‘It’s heartbreaking’: Moose Lodge hosts final meal before closing doors

Moose Lodge employee Caroline Britain prepares a lunch for a client at Moose Lodge Wellness Centre on Friday, July 28. -- Jason Kerr/Daily Herald

After more than two years and hundreds of meals, Moose Lodge Wellness Centre has officially closed its doors.

Staff and volunteers dished up the final meal on Thursday—burgers, soup, macaroni, yogurt and coleslaw, with cake for dessert—before closing down for the last time.

Moose Lodge supervisor Garth Propser said Moose Lodge meant a lot to those who used it. He’s worried about what will happen to their clients when the doors close for good.

“This is a much-needed facility, a much-needed service, and it is very appreciated by everyone who comes here,” Prosper said during a break in the action.

“Two years later, it’s made a big difference. Everyone out here has got a story.”

Named after former junior hockey player James “Moose” Sewap, Moose Lodge served around 320 meals a day to Prince Albert residents without homes. It operated five-days a week out of the Union Centre downtown, and offered services for residents trying to overcome addictions, cure mental health issues, or find a way off the street and into a permanent home.

It also spawned the creation of the Moose Caboose, a heated van that travelled the streets of Prince Albert during cold winter nights handing out coats and blankets.

Prosper said he’s not sure what will happen to those people now. He’s especially concerned for their elderly clients, who he said are more vulnerable than most.

“When some of the clients heard about the closure, the big question that everyone asked was ‘what are we supposed to do now?’ Nobody knows,” Prosper said. “That’s heartbreaking.”

While clients benefited from the services, Moose Lodge became known for something else: community. Prosper describe the building as “grand-central” for residents who wanted someone to talk to or a place to relax for morning coffee.

“We’re one big support group for a lot of them, where everywhere else they get told no,” he said.

“The clients don’t have anything, but when they’re shown somebody actually gives a hoot about them, they keep coming back,” volunteer Terry Thorsen added.

Like most clients, Thorsen has been coming to Moose Lodge almost since it opened. He originally stopped by to see staff members who he knew, but was convinced to stay and volunteer.

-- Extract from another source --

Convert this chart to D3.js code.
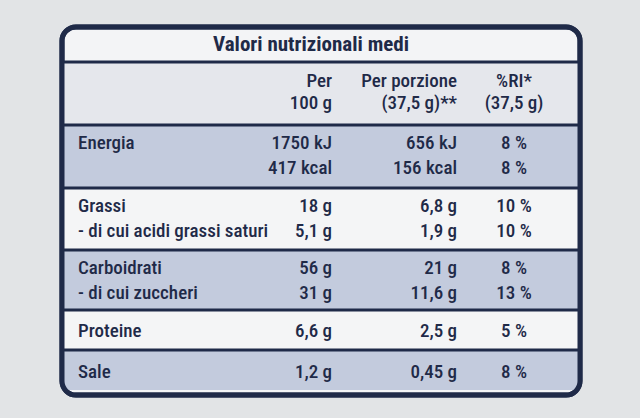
<!DOCTYPE html>
<html><head><meta charset="utf-8">
<script src="https://cdn.jsdelivr.net/npm/d3@7"></script>
<style>body{margin:0;background:#e4e6e8}</style></head>
<body><svg id="c" width="640" height="418"></svg>
<script>
const title = "Valori nutrizionali medi";
const headers = [["Per","100 g"],["Per porzione","(37,5 g)**"],["%RI*","(37,5 g)"]];
const groups = [
  {rows:["Energia",""], v1:["1750 kJ","417 kcal"], v2:["656 kJ","156 kcal"], v3:["8 %","8 %"]},
  {rows:["Grassi","- di cui acidi grassi saturi"], v1:["18 g","5,1 g"], v2:["6,8 g","1,9 g"], v3:["10 %","10 %"]},
  {rows:["Carboidrati","- di cui zuccheri"], v1:["56 g","31 g"], v2:["21 g","11,6 g"], v3:["8 %","13 %"]},
  {rows:["Proteine"], v1:["6,6 g"], v2:["2,5 g"], v3:["5 %"]},
  {rows:["Sale"], v1:["1,2 g"], v2:["0,45 g"], v3:["8 %"]}
];
const svg = d3.select("#c");
const ink = "#1f2a48", blue="#c3cbdd", pale="#f3f4f6";
const font = "'Liberation Sans Narrow','Roboto Condensed',Roboto,sans-serif";
const x = d3.scaleLinear().domain([0,1]).range([62,580]);
const bounds = [125,188,250,310,350,392];
svg.append("rect").attr("x",0).attr("y",0).attr("width",640).attr("height",418).attr("fill","#e2e4e6");
svg.append("rect").attr("x",x(0)).attr("y",27).attr("width",x(1)-x(0)).attr("height",368).attr("rx",14).attr("fill",pale).attr("stroke",ink).attr("stroke-width",5);
svg.append("rect").attr("x",x(0)+2).attr("y",62).attr("width",x(1)-x(0)-4).attr("height",63).attr("fill","#e5e7ec");
groups.forEach((g,i)=>{
  svg.append("rect").attr("x",x(0)+2).attr("y",bounds[i]).attr("width",x(1)-x(0)-4).attr("height",bounds[i+1]-bounds[i]-(i==4?2:0))
    .attr("fill", i%2==0?blue:"#f4f5f6");
  svg.append("line").attr("x1",x(0)).attr("x2",x(1)).attr("y1",bounds[i]).attr("y2",bounds[i]).attr("stroke",ink).attr("stroke-width",3);
});
svg.append("line").attr("x1",x(0)).attr("x2",x(1)).attr("y1",62).attr("y2",62).attr("stroke",ink).attr("stroke-width",3);
svg.append("rect").attr("x",x(0)).attr("y",27).attr("width",x(1)-x(0)).attr("height",368).attr("rx",14).attr("fill","none").attr("stroke",ink).attr("stroke-width",5);
const T=(t,xx,yy,anchor,w,s)=>svg.append("text").attr("x",xx).attr("y",yy).attr("text-anchor",anchor||"start")
  .attr("font-family",font).attr("font-size",s||19).attr("font-weight",w||"500").attr("fill",ink).text(t);
T(title,x(0.5)-10,51,"middle","bold",21);
const cx=[332,457,514];
headers.forEach((h,j)=>h.forEach((t,k)=>T(t,cx[j],87+k*22,j==2?"middle":"end")));
groups.forEach((g,i)=>{
  const n=g.rows.length, top=bounds[i], h=bounds[i+1]-bounds[i];
  g.rows.forEach((r,k)=>{
    const yy = n==2 ? top+24+k*25 : top+h/2+7;
    T(r,78,yy);
    T(g.v1[k],cx[0],yy,"end"); T(g.v2[k],cx[1],yy,"end"); T(g.v3[k],cx[2],yy,"middle");
  });
});
</script></body></html>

He said it’s one of the best decisions he’s ever made, and always tries to come back, even though medical issues have made it harder.

“It’s going to be sad to see it go,” Thorsen said during a break. “It helps the community, first of all. Second of all, it helps the people who work here and volunteer here. There’s actually quite a bit of volunteering. It’s good for the soul and good for the spirit.”

Thorsen credited the staff for creating a welcoming and respectful environment that kept people coming back. He’s also upset someone didn’t step up with the case to keep the doors open.

Moose Lodge would require $165,000 to operate as a daytime shelter until October. To survive year-round, it would require around $345,000. PAGC Urban Services launched the Moose Lodge shelter in 2001.

“It’s really sad that nobody’s backing us up with financial support or anything like that,” Thorsen said. “It’s really sad that they’d let this go and let the doors close.”

Despite his concerns, Thorsen is confident something will pop up to take Moose Lodge’s place.

“It’s in Creator’s hands,” he said. “A lot of us are firm believers in the power of prayer and Creator helping us out. In some weird way or another, this place is going to be reopened.”